## Introduction

A meta-analysis involves taking data from more than one study and analyzing it to derive a pooled estimate, commonly referred to as a summary estimate. Meta-analyses can vary considerably from very simple to very complex, and there is a variety of different software packages available to aid the process. As with any good research, the most important thing is asking the right question. In the context of meta-analyses, my perspective is very broad in that I believe it is relevant to pool as much data as possible; i.e., for the most part, all apples are oranges and vice versa, and the extensive data set can then be used to try to explain any differences according to outcomes. The philosophy behind this approach is that if we expect that a drug class is going to provide a largely similar direction of effect across a broad range of patients, pooling data from studies of different types of drugs and different dosages of drugs is reasonable, and should facilitate subsequent subgroup analyses; although, it is most important to define the questions to be addressed a priori.

### Consistency of Effects

The consistency of the direction of effect across trials is the first parameter to consider regarding pooling of data.

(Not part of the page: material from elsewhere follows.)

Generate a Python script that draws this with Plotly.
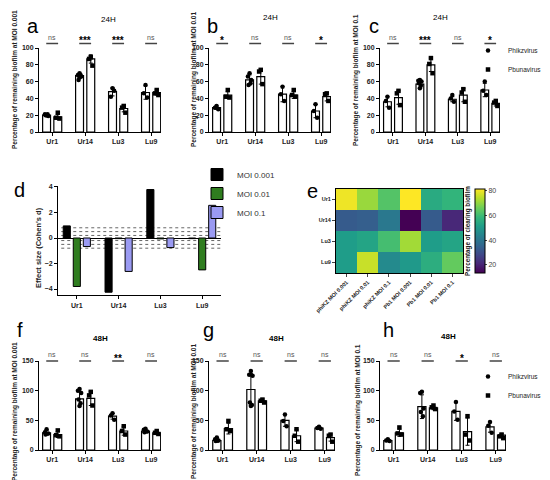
import plotly.graph_objects as go

W, H = 550, 480
FONT = 'Arial, Liberation Sans, sans-serif'

strains = ['Ur1', 'Ur14', 'Lu3', 'Lu9']
viruses = ['Phikzvirus', 'Pbunavirus']

# ---- 24H ----
# MOI 0.001 (a)
a_phi = [20, 67, 48, 47]
a_phi_sd = [1, 3, 5, 8]
a_phi_pts = [[20, 21, 19, 20, 21], [70, 68, 66, 62, 68, 65], [52, 42, 49], [56, 46, 41]]
a_pb = [18, 87, 28, 47]
a_pb_sd = [3, 5, 4, 3]
a_pb_pts = [[23, 17, 16], [89, 87, 79], [31, 29, 23], [50, 46, 44]]
a_sig = ['ns', '***', '***', 'ns']

# MOI 0.01 (b)
b_phi = [29, 62, 45, 25]
b_phi_sd = [2, 6, 9, 8]
b_phi_pts = [[31, 29, 27], [70, 66, 62, 56, 58], [54, 45, 37], [33, 25, 17]]
b_pb = [44, 66, 44, 42]
b_pb_sd = [4, 9, 4, 5]
b_pb_pts = [[50, 42, 41], [74, 72, 57], [50, 44, 42], [46, 45, 37]]
b_sig = ['*', 'ns', 'ns', '*']

# MOI 0.1 (c)
c_phi = [36, 57, 39, 50]
c_phi_sd = [6, 4, 3, 8]
c_phi_pts = [[42, 37, 29], [62, 61, 60, 58, 55, 52], [44, 40, 36], [60, 49, 44]]
c_pb = [41, 80, 44, 34]
c_pb_sd = [8, 8, 8, 3]
c_pb_pts = [[49, 46, 32], [88, 81, 70], [51, 47, 36], [37, 35, 31]]
c_sig = ['ns', '***', 'ns', '*']

# ---- 48H ----
# MOI 0.001 (f)
f_phi = [29, 86, 57, 32]
f_phi_sd = [4, 12, 5, 3]
f_phi_pts = [[35, 30, 28, 26], [103, 100, 96, 85, 79, 74], [62, 58, 51], [36, 34, 31, 30]]
f_pb = [26, 87, 32, 29]
f_pb_sd = [5, 12, 7, 3]
f_pb_pts = [[33, 25, 23], [98, 92, 75], [40, 32, 26], [32, 29, 27]]
f_sig = ['ns', 'ns', '**', 'ns']

# MOI 0.01 (g)
g_phi = [16, 102, 50, 37]
g_phi_sd = [3, 27, 10, 2]
g_phi_pts = [[21, 18, 16, 15], [133, 127, 125, 80, 76, 74], [60, 49, 40], [39, 37, 36]]
g_pb = [36, 83, 24, 21]
g_pb_sd = [9, 3, 10, 6]
g_pb_pts = [[49, 35, 32], [85, 83, 80], [35, 24, 14], [26, 24, 14]]
g_sig = ['ns', 'ns', 'ns', 'ns']

# MOI 0.1 (h)
h_phi = [16, 73, 65, 39]
h_phi_sd = [2, 20, 15, 9]
h_phi_pts = [[18, 16, 15], [98, 96, 70, 64, 57], [81, 65, 51], [47, 41, 29]]
h_pb = [29, 71, 31, 25]
h_pb_sd = [6, 3, 23, 3]
h_pb_pts = [[38, 28, 26], [75, 72, 69], [57, 26, 16], [26, 23, 20]]
h_sig = ['ns', 'ns', '*', 'ns']

# ---- effect size (d) ----
moi_names = ['MOI 0.001', 'MOI 0.01', 'MOI 0.1']
d_moi_0001 = [0.95, -4.25, 3.8, -0.05]
d_moi_001 = [-3.8, -0.05, -0.07, -2.5]
d_moi_01 = [-0.67, -2.62, -0.75, 2.56]
cohen_lines = [0.2, 0.5, 0.8]

# ---- heatmap (e) ----
heat_cols = ['phiKZ MOI 0.001', 'phiKZ MOI 0.01', 'phiKZ MOI 0.1',
             'Pb1 MOI 0.001', 'Pb1 MOI 0.01', 'Pb1 MOI 0.1']
heat_ur1 = [80, 71, 63, 82, 55, 58]
heat_ur14 = [33, 34, 41, 13, 33, 21]
heat_lu3 = [51, 53, 61, 72, 51, 53]
heat_lu9 = [51, 76, 46, 50, 56, 65]


def xd(p0, p1):
    return [p0 / W, p1 / W]


def yd(top, bottom):
    return [1 - bottom / H, 1 - top / H]


def py(p):
    return 1 - p / H


fig = go.Figure()
annos = []
shapes = []

tickfont = dict(family=FONT, size=7, color='#222', weight='bold')
JIT = [0.0, -0.05, 0.05, -0.03, 0.03, 0.0]
OFF = 0.17
BW = 0.24


def axis_names(k):
    s = '' if k == 1 else str(k)
    return 'x' + s, 'y' + s, 'xaxis' + s, 'yaxis' + s


def bar_panel(k, xpx, ypx, ymax, dtick, series, sig, sig_y, legend=None):
    xa, ya, xk, yk = axis_names(k)
    for (mean, sd, pts, symbol, name, off) in series:
        fig.add_trace(go.Bar(
            x=[i + off for i in range(len(strains))], y=mean, width=BW,
            marker=dict(color='white', line=dict(color='black', width=1.2)),
            error_y=dict(type='data', array=sd, color='black', thickness=1, width=2),
            showlegend=False, xaxis=xa, yaxis=ya, hoverinfo='skip'))
        xs, ys = [], []
        for i, grp in enumerate(pts):
            for j, v in enumerate(grp):
                xs.append(i + off + JIT[j])
                ys.append(v)
        fig.add_trace(go.Scatter(
            x=xs, y=ys, mode='markers', name=name,
            marker=dict(symbol=symbol, size=4.5, color='black'),
            showlegend=legend is not None, legend=legend or 'legend',
            xaxis=xa, yaxis=ya))
    fig.layout[xk] = dict(domain=xd(*xpx), range=[-0.4, 3.3], anchor=ya,
                          tickvals=list(range(len(strains))), ticktext=strains,
                          showline=True, linecolor='black', linewidth=1,
                          ticks='outside', ticklen=3, tickcolor='black',
                          tickfont=tickfont, showgrid=False, zeroline=False)
    fig.layout[yk] = dict(domain=yd(*ypx), range=[0, ymax], dtick=dtick, anchor=xa,
                          showline=True, linecolor='black', linewidth=1,
                          ticks='outside', ticklen=3, tickcolor='black',
                          tickfont=tickfont, showgrid=False, zeroline=False)
    for i, s in enumerate(sig):
        shapes.append(dict(type='line', xref=xa, yref='paper', x0=i - 0.18, x1=i + 0.18,
                           y0=py(sig_y), y1=py(sig_y), line=dict(color='#444', width=1.5)))
        if s == 'ns':
            annos.append(dict(x=i, y=py(sig_y - 1), xref=xa, yref='paper', text='ns',
                              showarrow=False, xanchor='center', yanchor='bottom',
                              font=dict(family=FONT, size=7, color='#555')))
        else:
            annos.append(dict(x=i, y=py(sig_y - 3), xref=xa, yref='paper', text=s,
                              showarrow=False, xanchor='center', yanchor='middle',
                              font=dict(family=FONT, size=10, color='black', weight='bold')))


def series_of(phi, phi_sd, phi_pts, pb, pb_sd, pb_pts):
    return [(phi, phi_sd, phi_pts, 'circle', viruses[0], -OFF),
            (pb, pb_sd, pb_pts, 'square', viruses[1], OFF)]


bar_panel(1, (31, 153), (40, 124), 100, 20,
          series_of(a_phi, a_phi_sd, a_phi_pts, a_pb, a_pb_sd, a_pb_pts), a_sig, 35.5)
bar_panel(2, (201, 323), (40, 124), 100, 20,
          series_of(b_phi, b_phi_sd, b_phi_pts, b_pb, b_pb_sd, b_pb_pts), b_sig, 35.5)
bar_panel(3, (372, 492), (40, 124), 100, 20,
          series_of(c_phi, c_phi_sd, c_phi_pts, c_pb, c_pb_sd, c_pb_pts), c_sig, 35.5,
          legend='legend')
bar_panel(4, (31, 153), (353, 442), 150, 50,
          series_of(f_phi, f_phi_sd, f_phi_pts, f_pb, f_pb_sd, f_pb_pts), f_sig, 353)
bar_panel(5, (201, 327), (353, 442), 150, 50,
          series_of(g_phi, g_phi_sd, g_phi_pts, g_pb, g_pb_sd, g_pb_pts), g_sig, 353)
bar_panel(6, (372, 498), (353, 442), 150, 50,
          series_of(h_phi, h_phi_sd, h_phi_pts, h_pb, h_pb_sd, h_pb_pts), h_sig, 353,
          legend='legend2')

# ---- panel d: effect size ----
d_series = [d_moi_0001, d_moi_001, d_moi_01]
d_colors = ['#000000', '#2f7d1f', '#9a9af2']
d_offs = [-0.24, 0.0, 0.24]
for vals, name, col, off in zip(d_series, moi_names, d_colors, d_offs):
    fig.add_trace(go.Bar(
        x=[i + off for i in range(len(strains))], y=vals, width=0.17, name=name,
        marker=dict(color=col, line=dict(color='black', width=1)),
        legend='legend3', xaxis='x7', yaxis='y7'))
fig.layout['xaxis7'] = dict(domain=xd(50, 213), range=[-0.45, 3.45], anchor='y7',
                            tickvals=list(range(len(strains))), ticktext=strains,
                            showline=True, linecolor='black', linewidth=1,
                            ticks='outside', ticklen=3, tickcolor='black',
                            tickfont=tickfont, showgrid=False, zeroline=False)
fig.layout['yaxis7'] = dict(domain=yd(177.7, 287.4), range=[-4.5, 4.1], anchor='x7',
                            tickvals=[-4, -2, 0, 2, 4],
                            showline=True, linecolor='black', linewidth=1,
                            ticks='outside', ticklen=3, tickcolor='black',
                            tickfont=tickfont, showgrid=False,
                            zeroline=True, zerolinecolor='black', zerolinewidth=1)
for t in cohen_lines:
    for v in (t, -t):
        shapes.append(dict(type='line', xref='x7 domain', yref='y7', x0=0.02, x1=1,
                           y0=v, y1=v, layer='below',
                           line=dict(color='#666', width=1, dash='dot')))

# ---- panel e: heatmap ----
fig.add_trace(go.Heatmap(
    z=[heat_ur1, heat_ur14, heat_lu3, heat_lu9], x=heat_cols, y=strains,
    colorscale='Viridis', zmin=13.5, zmax=81.6, xaxis='x8', yaxis='y8',
    colorbar=dict(x=467 / W, xanchor='left', y=py(223), yanchor='middle',
                  len=84 / H, lenmode='fraction', thickness=10, xpad=0, ypad=0,
                  outlinewidth=1, outlinecolor='black', tickvals=[20, 40, 60, 80],
                  ticks='outside', ticklen=2, tickfont=dict(family=FONT, size=7, color='#444'))))
hfont = dict(family=FONT, size=5.5, color='#222', weight='bold')
fig.layout['xaxis8'] = dict(domain=xd(328, 455), anchor='y8', tickangle=-45, tickfont=hfont,
                            ticks='outside', ticklen=3, showline=True, mirror=True,
                            linecolor='black', linewidth=1)
fig.layout['yaxis8'] = dict(domain=yd(181, 265), anchor='x8', autorange='reversed',
                            tickfont=hfont, ticks='outside', ticklen=3, showline=True,
                            mirror=True, linecolor='black', linewidth=1)

# ---- text ----
letters = [('a', 25, 18), ('b', 204, 18), ('c', 366, 18), ('d', 11, 182),
           ('e', 304, 183), ('f', 12, 322), ('g', 200, 322), ('h', 380, 322)]
for t, x, y in letters:
    annos.append(dict(x=x / W, y=py(y), xref='paper', yref='paper', text=t, showarrow=False,
                      xanchor='center', yanchor='middle',
                      font=dict(family=FONT, size=20, color='black')))

titles = [('24H', 100, 11, 'normal'), ('24H', 262, 9, 'normal'), ('24H', 432, 9, 'normal'),
          ('48H', 92, 330, 'bold'), ('48H', 268, 330, 'bold'), ('48H', 440, 328, 'bold')]
for t, x, y, wgt in titles:
    annos.append(dict(x=x / W, y=py(y), xref='paper', yref='paper', text=t, showarrow=False,
                      xanchor='center', yanchor='middle',
                      font=dict(family=FONT, size=8, color='black', weight=wgt)))

ytitles = [('Percentage of remaining biofilm at MOI 0.001', 7, 72),
           ('Percentage of remaining biofilm at MOI 0.01', 186, 72),
           ('Percentage of remaining biofilm at MOI 0.1', 348, 72),
           ('Percentage of remaining biofilm at MOI 0.001', 7, 404),
           ('Percentage of remaining biofilm at MOI 0.01', 186, 404),
           ('Percentage of remaining biofilm at MOI 0.1', 350, 402)]
for t, x, y in ytitles:
    annos.append(dict(x=x / W, y=py(y), xref='paper', yref='paper', text=t, showarrow=False,
                      xanchor='center', yanchor='middle', textangle=-90,
                      font=dict(family=FONT, size=6.5, color='#222', weight='bold')))
annos.append(dict(x=30 / W, y=py(240), xref='paper', yref='paper', text="Effect size (Cohen's d)",
                  showarrow=False, textangle=-90, xanchor='center', yanchor='middle',
                  font=dict(family=FONT, size=7.5, color='#222', weight='bold')))
annos.append(dict(x=460 / W, y=py(223), xref='paper', yref='paper',
                  text='Percentage of clearing biofilm', showarrow=False, textangle=-90,
                  xanchor='center', yanchor='middle',
                  font=dict(family=FONT, size=6.3, color='#222', weight='bold')))

legend_common = dict(xanchor='left', yanchor='top', bgcolor='rgba(0,0,0,0)',
                     tracegroupgap=0, borderwidth=0)
fig.update_layout(
    template='none',
    width=W, height=H, margin=dict(l=0, r=0, t=0, b=0),
    paper_bgcolor='white', plot_bgcolor='white',
    font=dict(family=FONT, color='#222'),
    barmode='overlay', showlegend=True,
    legend=dict(x=460 / W, y=py(28), font=dict(family=FONT, size=6.5, color='#222'), **legend_common),
    legend2=dict(x=460 / W, y=py(354), font=dict(family=FONT, size=6.5, color='#222'), **legend_common),
    legend3=dict(x=189 / W, y=py(152), font=dict(family=FONT, size=8, color='#333'), **legend_common),
    annotations=annos, shapes=shapes,
)

fig.write_html("out.html")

Ideally, studies examining interventions for a particular indication would all demonstrate a similar estimate of the size of the effect and meta-analysis would further corroborate this. However, as in reality this doesn't happen very often, a visual assessment of heterogeneity should be undertaken to decide whether or not meta-analysis is likely to be useful, and to determine which data to pool. To put it very simply, a meta-analysis of four studies, two of which exhibit a positive effect and two of which exhibit a harmful effect, is not going to be informative without some understanding of why these studies have such disparate results. In the “real world,” generally, some studies give positive results while others give negative results, but the overall direction of the effect tends to be relatively consistent (Fig. 1), and upon pooling the data, additional analyses based on prior knowledge can be pre-planned to help explore and explain the discrepancies.

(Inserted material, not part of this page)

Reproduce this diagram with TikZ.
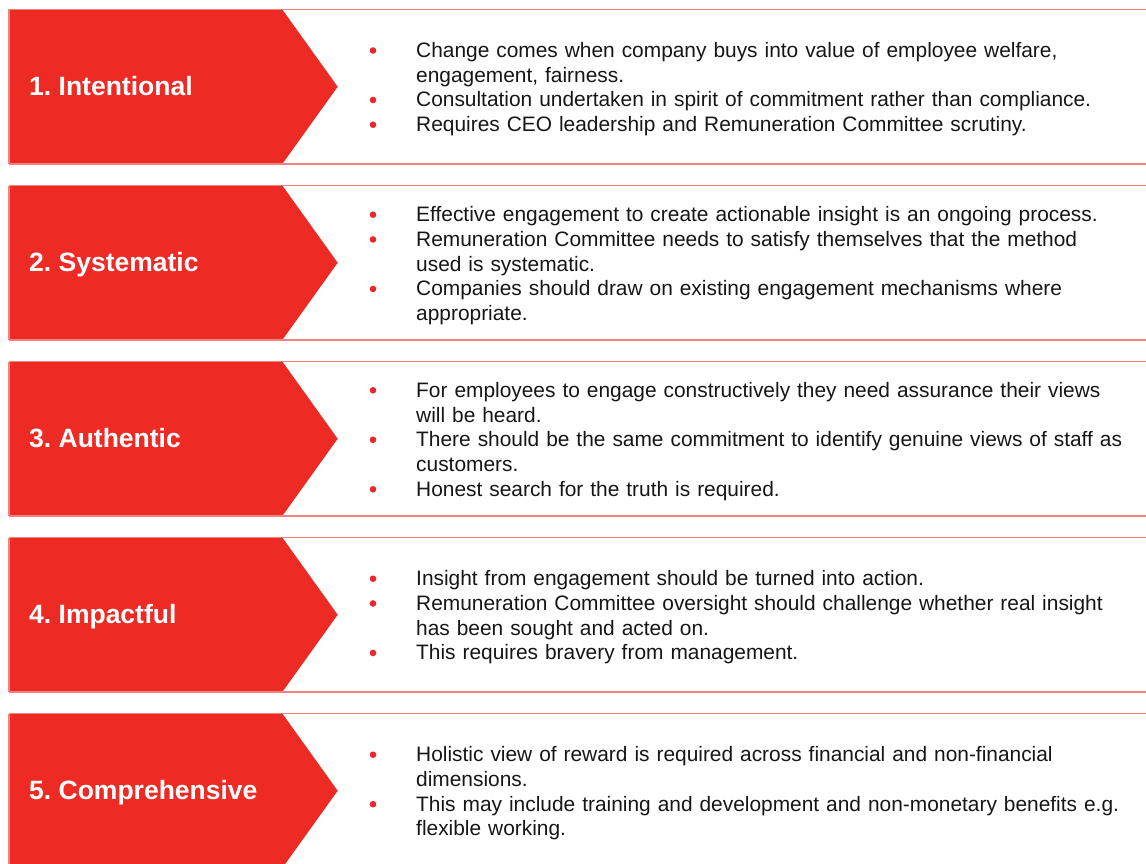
\documentclass[tikz,border=0pt]{standalone}
\usepackage{fontspec}
\setmainfont{Liberation Sans}
\frenchspacing
\definecolor{chevred}{RGB}{238,42,36}
\definecolor{rulered}{RGB}{242,130,128}
\definecolor{dotred}{RGB}{234,40,40}
\definecolor{bodytext}{RGB}{22,22,22}
\tikzset{
  chevfill/.style={fill=chevred},
  rowframe/.style={draw=rulered, line width=1.3pt},
  bandlabel/.style={anchor=base west, inner sep=0pt, text=white,
    font=\fontsize{26.5}{30}\selectfont\bfseries},
  dot/.style={circle, fill=dotred, minimum size=6.6pt, inner sep=0pt},
  item/.style={anchor=base west, inner sep=0pt, text=bodytext, align=left,
    text width=730pt, font=\fontsize{20.9}{24.75}\selectfont}
}
\newcommand\band[3]{%
  \path[chevfill] (9,#2) -- (282.3,#2) -- (337.7,#2+77.25) -- (282.3,#2+154.5) -- (9,#2+154.5) -- cycle;
  \draw[rowframe] (9,#2) -- (1160,#2);
  \draw[rowframe] (9,#2+154.5) -- (1160,#2+154.5);
  \draw[rowframe] (9,#2) -- (9,#2+154.5);
  \node[bandlabel] (l#1) at (29,#2+86.3) {#3};
}
\newcommand\bul[3]{%
  \node[dot] (d#1) at (373,#2-7) {};
  \node[item] (t#1) at (416,#2) {#3};
}
\begin{document}
\begin{tikzpicture}[x=1pt,y=-1pt]
\clip (0,0) rectangle (1146,864);
\band{1}{9.5}{1. Intentional}
\band{2}{185.5}{2. Systematic}
\band{3}{361.5}{3. Authentic}
\band{4}{537.5}{4. Impactful}
\band{5}{713.5}{5. Comprehensive}
% row 1
\bul{11}{57.5}{Change comes when company buys into value of employee welfare,\\engagement, fairness.}
\bul{12}{107}{Consultation undertaken in spirit of commitment rather than compliance.}
\bul{13}{131.75}{Requires CEO leadership and Remuneration Committee scrutiny.}
% row 2
\bul{21}{221.7}{Effective engagement to create actionable insight is an ongoing process.}
\bul{22}{246.45}{Remuneration Committee needs to satisfy themselves that the method\\used is systematic.}
\bul{23}{295.95}{Companies should draw on existing engagement mechanisms where\\appropriate.}
% row 3
\bul{31}{397.3}{For employees to engage constructively they need assurance their views\\will be heard.}
\bul{32}{446.8}{There should be the same commitment to identify genuine views of staff as\\customers.}
\bul{33}{496.3}{Honest search for the truth is required.}
% row 4
\bul{41}{585.7}{Insight from engagement should be turned into action.}
\bul{42}{610.45}{Remuneration Committee oversight should challenge whether real insight\\has been sought and acted on.}
\bul{43}{659.95}{This requires bravery from management.}
% row 5
\bul{51}{761.7}{Holistic view of reward is required across financial and non-financial\\dimensions.}
\bul{52}{811.2}{This may include training and development and non-monetary benefits e.g.\\flexible working.}
\end{tikzpicture}
\end{document}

### Assumptions Prior to Pooling Data

A very narrow or very broad approach can be taken to pooling data. In the latter approach, data may be pooled across a variety of different interventions and a variety of patient populations, which allows for extensive exploration of the data that may help to identify causes of variability in outcomes, and facilitate treatment comparisons. Causes in variability in outcomes across studies can be assessed in a variety of ways. For example, sensitivity analysis can be used to determine the impact of predefined parameters on the results of the meta-analysis. Taking statins for the secondary prevention of cardiovascular events as an example, studies primarily involving diabetic patients may be excluded from the pooled dataset because they are a particularly high-risk group that are expected to have worse outcomes than the general study population. Data pooling may also be influenced by the logistics for predefined subgroup analyses of specific patient populations, interventions or outcomes. Various tests can be applied to assess data heterogeneity, and to gauge the consistency of subgroup analyses. The most common of these is the I-squared statistic, a measure of the proportion of inconsistency of an analysis that cannot be explained by chance. It ranges between 0% and 100% with lower values representing less heterogeneity. Meta-regression, a more sophisticated method for investigating heterogeneity of effects across studies, examines the relationship between one or more study parameters and the sizes of effect observed in the studies; again, software is available to perform this function.

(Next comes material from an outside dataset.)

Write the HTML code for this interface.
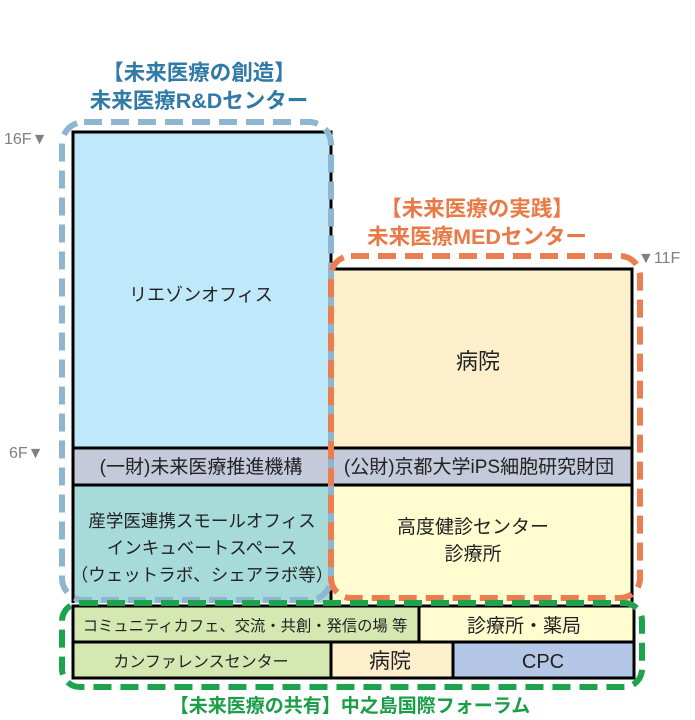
<!DOCTYPE html>
<html><head><meta charset="utf-8"><style>
html,body{margin:0;padding:0;background:#fff;}
svg{display:block;}
text{font-family:"Liberation Sans","Noto Sans CJK JP",sans-serif;}
</style></head><body>
<svg width="695" height="720" viewBox="0 0 695 720" xmlns="http://www.w3.org/2000/svg">
<rect x="73" y="132" width="258" height="316" fill="#bfe9fa"/>
<rect x="73" y="448" width="258" height="37" fill="#c5cadb"/>
<rect x="73" y="485" width="258" height="118" fill="#a7dbd9"/>
<rect x="331" y="269" width="301" height="179" fill="#fdefcc"/>
<rect x="331" y="448" width="301" height="37" fill="#c5cadb"/>
<rect x="331" y="485" width="301" height="118" fill="#fffdd0"/>
<rect x="73" y="606" width="346" height="36" fill="#d6e8b2"/>
<rect x="419" y="606" width="215" height="36" fill="#fffdd0"/>
<rect x="73" y="642" width="258" height="36" fill="#d6e8b2"/>
<rect x="331" y="642" width="122" height="36" fill="#fdefcc"/>
<rect x="453" y="642" width="181" height="36" fill="#b4c7e7"/>
<g stroke="#000" stroke-width="3" fill="none">
<path d="M73 603 V132 H331 V603"/>
<path d="M331 269 H632 V603"/>
<line x1="73" y1="448" x2="632" y2="448"/>
<line x1="73" y1="485" x2="632" y2="485"/>
<rect x="73" y="606" width="561" height="72"/>
<line x1="73" y1="642" x2="634" y2="642"/>
<line x1="419" y1="606" x2="419" y2="642"/>
<line x1="331" y1="642" x2="331" y2="678"/>
<line x1="453" y1="642" x2="453" y2="678"/>
</g>
<rect x="62" y="122" width="269" height="478" rx="22" fill="none" stroke="#8fb6d0" stroke-width="6" stroke-dasharray="18,9"/>
<rect x="331" y="256" width="309" height="342" rx="20" fill="none" stroke="#ea7e50" stroke-width="6" stroke-dasharray="18,9"/>
<rect x="62" y="603" width="580" height="84" rx="18" fill="none" stroke="#1ea34d" stroke-width="6" stroke-dasharray="18,9"/>
<g font-weight="bold" font-size="21.5" text-anchor="middle">
<text x="199" y="80" fill="#2f7aa6">【未来医療の創造】</text>
<text x="199" y="108" fill="#2f7aa6">未来医療R&amp;Dセンター</text>
<text x="477" y="216" fill="#ea7a45">【未来医療の実践】</text>
<text x="477" y="244" fill="#ea7a45">未来医療MEDセンター</text>
<text x="350" y="712" font-size="19" fill="#1a9e48">【未来医療の共有】中之島国際フォーラム</text>
</g>
<g font-size="16" fill="#808080">
<text x="4" y="144">16F▼</text>
<text x="9" y="458">6F▼</text>
<text x="638" y="263">▼11F</text>
</g>
<g font-size="19" fill="#222" text-anchor="middle">
<text x="201" y="301" font-size="18">リエゾンオフィス</text>
<text x="478" y="369" font-size="22">病院</text>
<text x="201" y="473">(一財)未来医療推進機構</text>
<text x="479" y="473">(公財)京都大学iPS細胞研究財団</text>
<text x="202" y="527" font-size="17.5">産学医連携スモールオフィス</text>
<text x="202" y="554" font-size="17.5">インキュベートスペース</text>
<text x="202" y="581" font-size="17.5">（ウェットラボ、シェアラボ等）</text>
<text x="473" y="533">高度健診センター</text>
<text x="473" y="560">診療所</text>
<text x="245" y="631" font-size="15.3">コミュニティカフェ、交流・共創・発信の場 等</text>
<text x="524" y="632">診療所・薬局</text>
<text x="201" y="667" font-size="16">カンファレンスセンター</text>
<text x="390" y="668" font-size="21">病院</text>
<text x="543" y="668" font-size="20">CPC</text>
</g>
</svg>
</body></html>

### Comprehensive Meta-Analysis—Statins

Two models commonly used in meta-analysis are the fixed-effects and random-effects models. The former makes the assumption that the individual specific effect is correlated with the independent variables; i.e., it assumes there is a single true value underlying all study results. The latter assumes that the individual specific effects are uncorrelated with the independent variables; by assuming greater variability across studies, greater weight is placed on smaller studies. In our hands, meta-analysis of data from 41 studies of the efficacy of statins in cardiovascular disease, involving more than 41,000 participants, led to an estimated relative risk reduction of all-cause mortality of 0.85 (confidence interval (CI); 0.81 to 0.90) with a fixed-effects model, and 0.83 (CI; 0.78 to 0.90) with the more conservative random-effects model. In general, because it is more conservative, the random-effects model is favored by statisticians; however, there are instances when the fixed-effects approach is more reasonable. For example, some of the statin trials included in the analysis had 10,000 participants, while others had less than 100. In this case, it could be assumed that the larger trials are of better quality than the smaller trials, so a fixed-effects model may therefore be more appropriate. Statins have been extensively studied in clinical trials and it is generally accepted that they are an effective drug class for the prevention of cardiovascular events in patients at increased risk of cardiovascular disease, or those with established cardiovascular disease. Consistent with this, both of our analytical models confirmed that statins are indeed an effective intervention that significantly reduces all-cause mortality. Notably, however, upon examining the data from the individual trials, it appears that in most cases, statins do not have a statistically significant effect on this endpoint (Fig. 2). So, despite the fact that many of these trials included thousands of participants, because of the relatively low number of events, many were underpowered to demonstrate an intervention effect of this nature.